Wouldn’t that be cool to have for everyone in your life? I suppose Facebook is that snapshot for most people today, and Lord knows the company is working hard to make sure it has every kind of signal it can find – location, status, identity, media use, email, IM, etc. But the fact is, there’s more to life than what you put on your Facebook page. And as I said before, I’m wary of dropping a permanent tap root into a large platform that is out of my control.

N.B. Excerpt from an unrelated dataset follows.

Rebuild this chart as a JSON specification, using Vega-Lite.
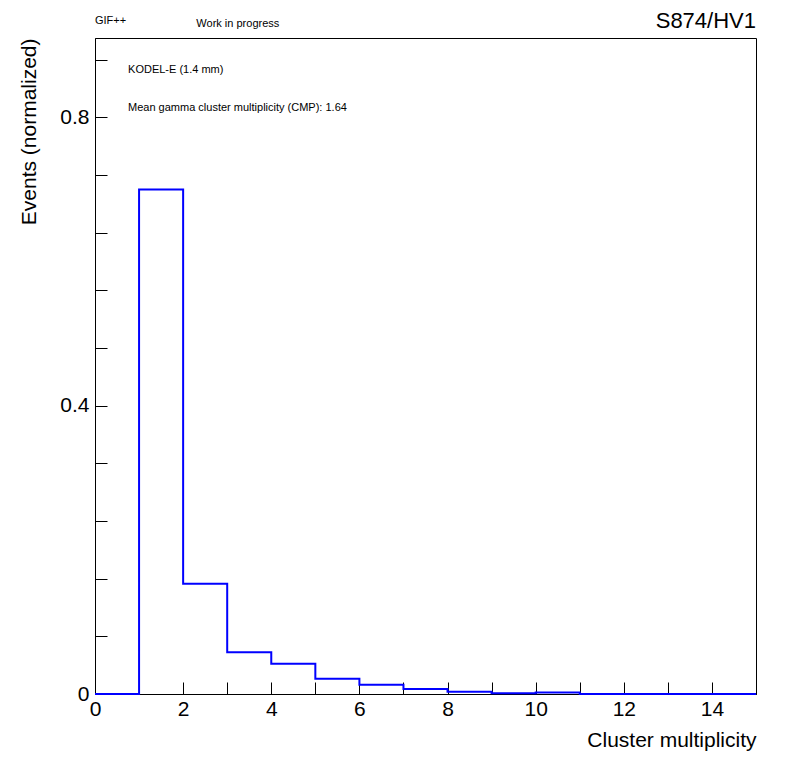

So I’d love to use a service that queries all my various social actions and curates them into one publicly addressable instance independent of any larger platform like AOL, Facebook, Apple, or Google. I’m pretty sure this is what Sing.ly and the Locker Project will make theoretically possible. (And many better ideas, to be sure.) Tapestry could likely be a service built on top of Sing.ly’s platform.

But I’m worried that were Tapestry to blossom, big social data players like Apple, Facebook, and others might ban us from using it. After all, you can’t leverage Facebook’s API unless you’re a developer. And most consumers aren’t going to become developers just to use a service. And Lord knows what lawyerly hairballs lurk in the depths of those tome-like Terms of Services.

Maybe, just maybe, there’s an elegant hack around all of this that will make my hand wringing sound uninformed and silly. I sure hope so.

What do you guys think? Is it possible to make this service? Or is it not really needed?